━━━━━ Information supplied ━━━━━

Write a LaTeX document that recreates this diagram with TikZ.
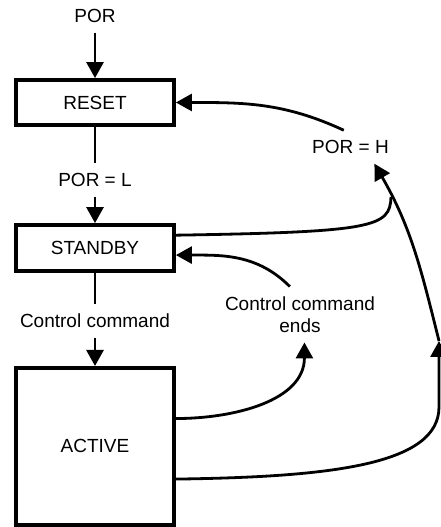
\documentclass[tikz,border=0pt]{standalone}
\usepackage{fontspec}
\setmainfont{Liberation Sans}
\usetikzlibrary{arrows.meta}

\begin{document}
\begin{tikzpicture}[x=1pt, y=1pt,
  font=\fontsize{19}{22}\selectfont,
  state/.style={draw, line width=3.8pt, minimum width=158pt, inner sep=0pt},
  cond/.style={inner sep=10pt, outer sep=0pt},
  conn/.style={line width=2.8pt},
  arr/.style={conn, -{Triangle[length=16pt, width=17pt]}}]
\useasboundingbox (0,0) rectangle (440,527);
%\draw[very thin,color=gray] (0,0) grid[step=20] (440,527);
\node[state, minimum height=45pt] (reset) at (95,424.5) {RESET};
\node[state, minimum height=46pt] (standby) at (95,279) {STANDBY};
\node[state, minimum height=157pt] (active) at (95,80.6) {ACTIVE};
\node[cond] (por) at (95,511) {POR};
\node[cond] (porl) at (95,347) {POR = L};
\node[cond] (ctrl) at (95,206) {Control command};
\node[cond] (porh) at (350.5,380) {POR = H};
\node[cond, align=center] (ends) at (300,212.5) {Control command\\ends};
\coordinate (jr) at (439,186);
\coordinate (merge) at (391,330);
\draw[arr] (por) -- (reset);
\draw[conn] (reset) -- (porl);
\draw[arr] (porl) -- (standby);
\draw[conn] (standby) -- (ctrl);
\draw[arr] (ctrl) -- (active);
\draw[arr] (porh.112) to[out=155, in=0] (reset.east);
\draw[conn] (standby.9) .. controls (375,295) and (390,300) .. (merge);
\draw[arr] (jr) to[out=104, in=-60] (porh.-35);
\draw[arr] (active.-22) .. controls (330,50) and (439,62) .. (439,120) -- (jr);
\draw[arr] (active.19) to[out=0, in=-90] (ends.-81);
\draw[arr] (ends.110) to[out=135, in=0] (standby.-5);
\end{tikzpicture}
\end{document}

━━━━━

What is required »
Reproduce the material above in full, exactly, with no images.

Solved problem »
Write a LaTeX document that recreates this diagram with TikZ.
\documentclass[tikz,border=0pt]{standalone}
\usepackage{fontspec}
\setmainfont{Liberation Sans}
\usetikzlibrary{arrows.meta}

\begin{document}
\begin{tikzpicture}[x=1pt, y=1pt,
  font=\fontsize{19}{22}\selectfont,
  state/.style={draw, line width=3.8pt, minimum width=158pt, inner sep=0pt},
  cond/.style={inner sep=10pt, outer sep=0pt},
  conn/.style={line width=2.8pt},
  arr/.style={conn, -{Triangle[length=16pt, width=17pt]}}]
\useasboundingbox (0,0) rectangle (440,527);
%\draw[very thin,color=gray] (0,0) grid[step=20] (440,527);
\node[state, minimum height=45pt] (reset) at (95,424.5) {RESET};
\node[state, minimum height=46pt] (standby) at (95,279) {STANDBY};
\node[state, minimum height=157pt] (active) at (95,80.6) {ACTIVE};
\node[cond] (por) at (95,511) {POR};
\node[cond] (porl) at (95,347) {POR = L};
\node[cond] (ctrl) at (95,206) {Control command};
\node[cond] (porh) at (350.5,380) {POR = H};
\node[cond, align=center] (ends) at (300,212.5) {Control command\\ends};
\coordinate (jr) at (439,186);
\coordinate (merge) at (391,330);
\draw[arr] (por) -- (reset);
\draw[conn] (reset) -- (porl);
\draw[arr] (porl) -- (standby);
\draw[conn] (standby) -- (ctrl);
\draw[arr] (ctrl) -- (active);
\draw[arr] (porh.112) to[out=155, in=0] (reset.east);
\draw[conn] (standby.9) .. controls (375,295) and (390,300) .. (merge);
\draw[arr] (jr) to[out=104, in=-60] (porh.-35);
\draw[arr] (active.-22) .. controls (330,50) and (439,62) .. (439,120) -- (jr);
\draw[arr] (active.19) to[out=0, in=-90] (ends.-81);
\draw[arr] (ends.110) to[out=135, in=0] (standby.-5);
\end{tikzpicture}
\end{document}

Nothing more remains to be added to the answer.